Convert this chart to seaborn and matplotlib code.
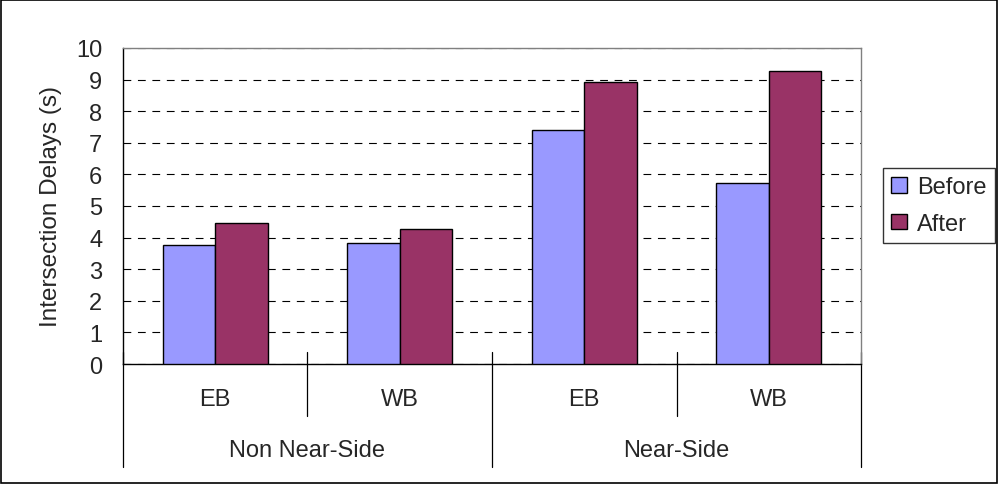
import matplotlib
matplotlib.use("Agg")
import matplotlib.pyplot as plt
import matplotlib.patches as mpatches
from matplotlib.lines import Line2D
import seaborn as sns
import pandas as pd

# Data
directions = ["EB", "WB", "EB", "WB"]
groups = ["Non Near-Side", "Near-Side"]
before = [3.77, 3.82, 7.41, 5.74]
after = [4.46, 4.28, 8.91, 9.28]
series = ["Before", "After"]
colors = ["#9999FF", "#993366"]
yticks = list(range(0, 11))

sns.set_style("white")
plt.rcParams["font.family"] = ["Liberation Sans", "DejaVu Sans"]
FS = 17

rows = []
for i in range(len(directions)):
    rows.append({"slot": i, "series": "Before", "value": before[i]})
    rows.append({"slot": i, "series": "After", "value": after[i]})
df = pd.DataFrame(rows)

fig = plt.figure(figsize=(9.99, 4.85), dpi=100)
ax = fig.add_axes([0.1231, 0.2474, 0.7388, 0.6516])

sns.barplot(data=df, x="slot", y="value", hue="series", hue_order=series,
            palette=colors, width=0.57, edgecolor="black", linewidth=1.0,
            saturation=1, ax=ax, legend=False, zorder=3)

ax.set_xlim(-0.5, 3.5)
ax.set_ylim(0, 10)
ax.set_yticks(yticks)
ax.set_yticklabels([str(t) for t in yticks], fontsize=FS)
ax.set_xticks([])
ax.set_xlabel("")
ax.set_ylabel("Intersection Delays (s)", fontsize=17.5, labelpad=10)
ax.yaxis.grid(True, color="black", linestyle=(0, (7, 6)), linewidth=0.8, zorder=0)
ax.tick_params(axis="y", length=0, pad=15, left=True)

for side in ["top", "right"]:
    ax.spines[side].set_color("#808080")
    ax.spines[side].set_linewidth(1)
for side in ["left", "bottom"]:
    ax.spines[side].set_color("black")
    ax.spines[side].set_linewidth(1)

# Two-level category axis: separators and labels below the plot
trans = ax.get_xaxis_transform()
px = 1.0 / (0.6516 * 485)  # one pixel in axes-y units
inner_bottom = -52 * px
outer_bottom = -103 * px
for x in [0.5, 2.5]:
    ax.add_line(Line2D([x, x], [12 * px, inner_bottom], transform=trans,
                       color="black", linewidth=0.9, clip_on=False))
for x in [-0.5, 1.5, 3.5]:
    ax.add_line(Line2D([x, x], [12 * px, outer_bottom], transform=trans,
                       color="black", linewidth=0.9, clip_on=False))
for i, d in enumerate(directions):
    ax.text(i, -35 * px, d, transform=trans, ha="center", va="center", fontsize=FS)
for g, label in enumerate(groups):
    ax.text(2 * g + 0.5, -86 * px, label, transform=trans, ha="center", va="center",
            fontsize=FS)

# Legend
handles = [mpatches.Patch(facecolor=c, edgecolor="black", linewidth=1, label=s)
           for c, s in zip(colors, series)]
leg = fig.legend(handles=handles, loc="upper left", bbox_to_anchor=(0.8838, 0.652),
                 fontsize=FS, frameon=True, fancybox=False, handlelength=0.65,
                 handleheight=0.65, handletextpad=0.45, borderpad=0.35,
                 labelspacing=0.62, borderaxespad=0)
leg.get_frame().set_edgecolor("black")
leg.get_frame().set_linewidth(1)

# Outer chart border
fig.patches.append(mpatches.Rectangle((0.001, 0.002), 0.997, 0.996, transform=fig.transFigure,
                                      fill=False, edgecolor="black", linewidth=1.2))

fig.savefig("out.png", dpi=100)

_Aim_: Without including any pictures, reproduce the listing exactly.

_Exercise answer_:
Convert this chart to seaborn and matplotlib code.
import matplotlib
matplotlib.use("Agg")
import matplotlib.pyplot as plt
import matplotlib.patches as mpatches
from matplotlib.lines import Line2D
import seaborn as sns
import pandas as pd

# Data
directions = ["EB", "WB", "EB", "WB"]
groups = ["Non Near-Side", "Near-Side"]
before = [3.77, 3.82, 7.41, 5.74]
after = [4.46, 4.28, 8.91, 9.28]
series = ["Before", "After"]
colors = ["#9999FF", "#993366"]
yticks = list(range(0, 11))

sns.set_style("white")
plt.rcParams["font.family"] = ["Liberation Sans", "DejaVu Sans"]
FS = 17

rows = []
for i in range(len(directions)):
    rows.append({"slot": i, "series": "Before", "value": before[i]})
    rows.append({"slot": i, "series": "After", "value": after[i]})
df = pd.DataFrame(rows)

fig = plt.figure(figsize=(9.99, 4.85), dpi=100)
ax = fig.add_axes([0.1231, 0.2474, 0.7388, 0.6516])

sns.barplot(data=df, x="slot", y="value", hue="series", hue_order=series,
            palette=colors, width=0.57, edgecolor="black", linewidth=1.0,
            saturation=1, ax=ax, legend=False, zorder=3)

ax.set_xlim(-0.5, 3.5)
ax.set_ylim(0, 10)
ax.set_yticks(yticks)
ax.set_yticklabels([str(t) for t in yticks], fontsize=FS)
ax.set_xticks([])
ax.set_xlabel("")
ax.set_ylabel("Intersection Delays (s)", fontsize=17.5, labelpad=10)
ax.yaxis.grid(True, color="black", linestyle=(0, (7, 6)), linewidth=0.8, zorder=0)
ax.tick_params(axis="y", length=0, pad=15, left=True)

for side in ["top", "right"]:
    ax.spines[side].set_color("#808080")
    ax.spines[side].set_linewidth(1)
for side in ["left", "bottom"]:
    ax.spines[side].set_color("black")
    ax.spines[side].set_linewidth(1)

# Two-level category axis: separators and labels below the plot
trans = ax.get_xaxis_transform()
px = 1.0 / (0.6516 * 485)  # one pixel in axes-y units
inner_bottom = -52 * px
outer_bottom = -103 * px
for x in [0.5, 2.5]:
    ax.add_line(Line2D([x, x], [12 * px, inner_bottom], transform=trans,
                       color="black", linewidth=0.9, clip_on=False))
for x in [-0.5, 1.5, 3.5]:
    ax.add_line(Line2D([x, x], [12 * px, outer_bottom], transform=trans,
                       color="black", linewidth=0.9, clip_on=False))
for i, d in enumerate(directions):
    ax.text(i, -35 * px, d, transform=trans, ha="center", va="center", fontsize=FS)
for g, label in enumerate(groups):
    ax.text(2 * g + 0.5, -86 * px, label, transform=trans, ha="center", va="center",
            fontsize=FS)

# Legend
handles = [mpatches.Patch(facecolor=c, edgecolor="black", linewidth=1, label=s)
           for c, s in zip(colors, series)]
leg = fig.legend(handles=handles, loc="upper left", bbox_to_anchor=(0.8838, 0.652),
                 fontsize=FS, frameon=True, fancybox=False, handlelength=0.65,
                 handleheight=0.65, handletextpad=0.45, borderpad=0.35,
                 labelspacing=0.62, borderaxespad=0)
leg.get_frame().set_edgecolor("black")
leg.get_frame().set_linewidth(1)

# Outer chart border
fig.patches.append(mpatches.Rectangle((0.001, 0.002), 0.997, 0.996, transform=fig.transFigure,
                                      fill=False, edgecolor="black", linewidth=1.2))

fig.savefig("out.png", dpi=100)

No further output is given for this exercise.